Accordingly, a person should always be alert not to fall into the net of the evil inclination that comes to him with the argument of a righteous, and not listen to it. Although it makes us understand that we are not going on the straight path, since what we want to do now is a Mitzva [commandment] that comes through transgression, by these words it ties us and we fall into the trap and the net, as it wants to control us with the justness of its words.

It is said in the name of the Baal Shem Tov that to know whether it is the advice of the evil inclination we must scrutinize: If what it says requires labor, it belongs to the good inclination. But if listening to it will cause you not to need to labor, it is the sign of the evil inclination. By this we can discern if this is the advice of the good inclination or the evil inclination.

For example: If a thought comes to him that not every person should rise before dawn, that this work belongs to people whose Torah is their craft, and not just any Jew can equal wise disciples, who must keep, “And he will contemplate His law day and night,” but just a Jew. It also brings evidence from the words of our sages to justify its argument, from what Rabbi Yohanan said in the name of Rabbi Shimon Bar Yochai (Minchot 99): “Even if a person reads only the Shema reading morning and evening, he has kept, ‘This book of Torah shall not move from your lips.’” Thus, it argues before him: “It is better for you to get up in the morning like everyone else and not be tired the rest of the day. Then you will be able to pray with more intention than you will be able to pray if you rise before dawn.”

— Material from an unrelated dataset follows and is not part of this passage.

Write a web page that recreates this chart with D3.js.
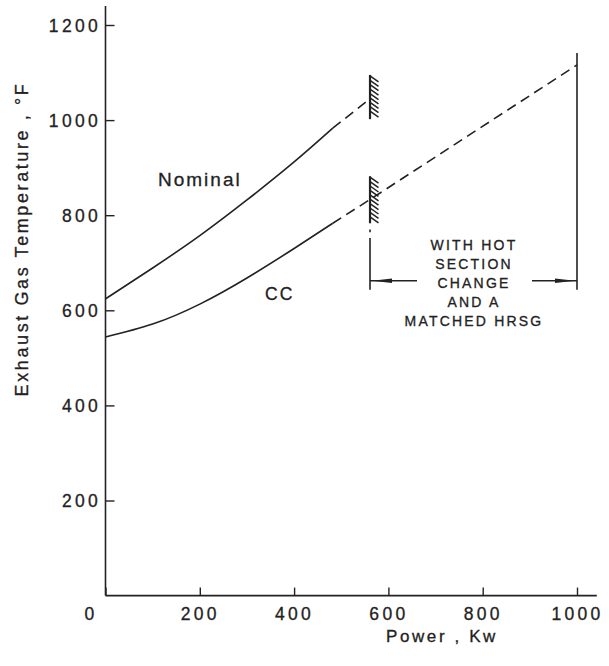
<!DOCTYPE html>
<html><head><meta charset="utf-8">
<script src="https://cdn.jsdelivr.net/npm/d3@7"></script>
<style>
body{margin:0;background:#fff;}
text{font-family:"Liberation Sans",Arial,sans-serif;fill:#222;stroke:#222;stroke-width:0.3;}
</style></head>
<body><svg id="c" width="609" height="666"></svg>
<script>
// ---- data ----
const xTicks = [0, 200, 400, 600, 800, 1000];
const yTicks = [200, 400, 600, 800, 1000, 1200];
const nominalX = [0, 100, 200, 300, 400, 482];
const nominalY = [624, 689, 757, 832, 912, 983];
const nominalDashX = [482, 561];
const nominalDashY = [983, 1045];
const ccX = [0, 100, 200, 300, 400, 482];
const ccY = [544, 571, 613, 668, 730, 783];
const ccDashX = [482, 561, 1000];
const ccDashY = [783, 833, 1116];
const noteLines = ["WITH HOT", "SECTION", "CHANGE", "AND A", "MATCHED HRSG"];
const hatchX = 561;
const hatchTop = [1002, 1095];
const hatchBottom = [783, 882];
const limitX = 1000;
const arrowY = 662;

// ---- scales ----
const svg = d3.select("#c");
const x = d3.scaleLinear().domain([0, 1000]).range([105.5, 577]);
const y = d3.scaleLinear().domain([0, 1200]).range([595.6, 25]);
const ink = "#222";
const fam = '"Liberation Sans",Arial,sans-serif';

// axes
const gx = svg.append("g").attr("transform", `translate(0,${y(0)})`)
  .call(d3.axisBottom(x).tickValues(xTicks).tickFormat(d3.format("d"))
    .tickSize(-8).tickPadding(0).tickSizeOuter(0));
gx.select(".domain").attr("d", `M${x(0)},0H${x(1042)}`);
const gy = svg.append("g").attr("transform", `translate(${x(0)},0)`)
  .call(d3.axisLeft(y).tickValues(yTicks).tickFormat(d3.format("d"))
    .tickSize(-9).tickPadding(8).tickSizeOuter(0));
gy.select(".domain").attr("d", `M0,${y(0)}V${y(1240)}`);
svg.selectAll(".domain").attr("stroke", ink).attr("stroke-width", 1.6);
svg.selectAll(".tick line").attr("stroke", ink).attr("stroke-width", 1.4);
svg.selectAll(".tick text").attr("font-size", 17.5)
  .attr("letter-spacing", 3.3).attr("fill", ink).attr("stroke", ink).attr("stroke-width", 0.3)
  .style("font-family", fam);
gx.selectAll(".tick text").attr("dy", null).attr("y", 24).attr("dx", 0);
gx.selectAll(".tick").filter(d => d === 0).select("text").attr("dx", -15);
gy.selectAll(".tick text").attr("dx", 3.5).attr("dy", "0.36em");

// axis titles
svg.append("text").attr("transform", `translate(28,239) rotate(-90)`)
  .attr("text-anchor", "middle").attr("font-size", 18)
  .attr("letter-spacing", 2.6).text("Exhaust Gas Temperature , °F");
svg.append("text").attr("x", 442).attr("y", 642).attr("text-anchor", "middle")
  .attr("font-size", 17).attr("letter-spacing", 2.6)
  .text("Power , Kw");

// curves
const line = d3.line().x(d => x(d[0])).y(d => y(d[1])).curve(d3.curveNatural);
const straight = d3.line().x(d => x(d[0])).y(d => y(d[1]));
function draw(xs, ys, gen, dash) {
  svg.append("path").attr("d", gen(d3.zip(xs, ys))).attr("fill", "none")
    .attr("stroke", ink).attr("stroke-width", 1.6)
    .attr("stroke-dasharray", dash || null);
}
draw(nominalX, nominalY, line);
draw(ccX, ccY, line);
draw(nominalDashX, nominalDashY, straight, "10,6");
draw(ccDashX, ccDashY, straight, "10,6");

// curve labels
svg.append("text").attr("x", 158).attr("y", 186).attr("font-size", 19)
  .attr("letter-spacing", 2).text("Nominal");
svg.append("text").attr("x", 265).attr("y", 300).attr("font-size", 17.5)
  .attr("letter-spacing", 2).text("CC");

// hatched limits
function hatch(range) {
  const hx = x(hatchX), y0 = y(range[1]), y1 = y(range[0]);
  svg.append("line").attr("x1", hx).attr("x2", hx).attr("y1", y0).attr("y2", y1)
    .attr("stroke", ink).attr("stroke-width", 2.2);
  const g = svg.append("g");
  for (let yy = y0 + 1; yy < y1 - 4; yy += 4.4) {
    g.append("line").attr("x1", hx).attr("y1", yy).attr("x2", hx + 8.5).attr("y2", yy + 6)
      .attr("stroke", ink).attr("stroke-width", 1.5);
  }
}
hatch(hatchTop);
hatch(hatchBottom);

// vertical boundary lines
svg.append("line").attr("x1", x(hatchX)).attr("x2", x(hatchX))
  .attr("y1", y(752)).attr("y2", y(643)).attr("stroke", ink).attr("stroke-width", 1.6);
svg.append("line").attr("x1", x(hatchX)).attr("x2", x(hatchX))
  .attr("y1", y(770)).attr("y2", y(764)).attr("stroke", ink).attr("stroke-width", 1.6);
svg.append("line").attr("x1", x(limitX)).attr("x2", x(limitX))
  .attr("y1", y(1141)).attr("y2", y(643)).attr("stroke", ink).attr("stroke-width", 1.6);

// dimension arrows
const ay = y(arrowY);
svg.append("line").attr("x1", x(hatchX)).attr("x2", 417).attr("y1", ay).attr("y2", ay)
  .attr("stroke", ink).attr("stroke-width", 1.5);
svg.append("line").attr("x1", 532).attr("x2", x(limitX)).attr("y1", ay).attr("y2", ay)
  .attr("stroke", ink).attr("stroke-width", 1.5);
const ah = d3.line();
svg.append("path").attr("d", ah([[x(hatchX) + 2, ay], [x(hatchX) + 22, ay - 2.2], [x(hatchX) + 22, ay + 2.2]]) + "Z").attr("fill", ink);
svg.append("path").attr("d", ah([[x(limitX) - 2, ay], [x(limitX) - 22, ay - 2.2], [x(limitX) - 22, ay + 2.2]]) + "Z").attr("fill", ink);

// note
svg.append("g").selectAll("text").data(noteLines).join("text")
  .attr("x", 474).attr("y", (d, i) => 250 + i * 19).attr("text-anchor", "middle")
  .attr("font-size", 14).attr("letter-spacing", 2.2)
  .text(d => d);
</script></body></html>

It is known from all the books of Hassidut that prayer is the most important, since in prayer, a person thinks of nothing but that the Creator will hear his prayer. The prayer is when we can aim more easily and feel before whom we stand. It is not so when studying Torah, although it is written, “Learning Torah is equal to all of them.”

It is also interpreted that the meaning is that the Torah brings one importance and greatness of the Creator. It follows that the Torah is only a remedy that brings a person the ability to pray and feel the words “before whom you stand,” which is a remedy by which to achieve Dvekut [adhesion]. When a person prays to the Creator he can know with whom he speaks and in what manner he is speaking with the Creator. At that time he can annul before the Creator, and this is the most important—that he will annul his own authority. He needs to come to feel that there is nothing in the world but the Creator, and a person wants to adhere to Him and annul his own authority.

Our sages said even more: All the good deeds that a person does, both Torah and other things in Kedusha, a person can see if they are in order according to his feeling during prayer. It follows that prayer is the most important. “If you rise before dawn it will all be ruined. So what are you gaining?” Clearly, it is arguing the argument of a righteous.

At that time a person can scrutinize: If he listens to its argument and it will give him more work then he can know it is the argument of the good inclination. If he listens to its advice and it will give him less work, it is a sign that now the evil inclination speaks to him, but clothed in the argument of a righteous. By this it traps him in the net it has set up for him by speaking to him the words of the righteous. In truth, we always need a guide who knows how to lead a person, so as to tell between truth and falsehood, since one cannot scrutinize alone.

Accordingly, when the evil inclination comes with an argument of a righteous, wanting to advise a person how he can enter Kedusha, we can interpret what our sages said (Baba Batra 98a), “Anyone who boasts with a Talit of a wise disciple, but is not a wise disciple, is not admitted into the presence of the Creator.”

We should understand why it is such a grave sin to boast with the mantle of a wise disciple, meaning to regard the clothing of a wise disciple so highly as to boast of it. After all, he did not commit such a grave transgression worthy of such a harsh punishment as not to be admitted into the presence of the Creator. It implies that we are speaking of a person who is worthy of being in the presence of the Creator, but this sin of boasting with a garment of a wise disciple deserves such a harsh punishment.

We should interpret that it means that the evil inclination comes to a person and boasts of the Talit of a wise disciple, meaning speaks to a person like a wise disciple speaking to an uneducated person and advising him to be a wise disciple. It is as Baal HaSulam asked, “What is a wise disciple? Why do we not say simply, “wise?” It implies we should know that wise means the Creator, whose desire is to bestow upon His creatures. One who learns from the Creator this quality of being a giver is called “wise disciple,” meaning that he has learned from the Creator to be a giver.

Now we can interpret that the evil inclination comes to a person and advises him how to achieve Dvekut with the Creator, meaning to be in the presence of the Creator, but he is not really a wise disciple, namely that the aim of the evil inclination is not to bring him to Dvekut, but on the contrary—to separation—and it is speaking like a wise disciple because it wants to set a trap for him to divert him from the right path.

If a person does not notice who is speaking to him—the good or the evil inclination—and only hears that it is speaking with the Talit of a wise disciple, it takes pride in it, meaning lets him understand the importance of a wise disciple while conspiring to divert him to another path, to disparity of form. At that time one is told that he should know that if he listens to its advice, one who listens to its advice will not be admitted into the presence of the Creator, but to the contrary.

Therefore, one must be very careful and know with whom he speaks. He should not mind what he is saying, meaning that even if it says good things, he must still not listen to it. It follows that from an indecent person it is forbidden to hear even decent words.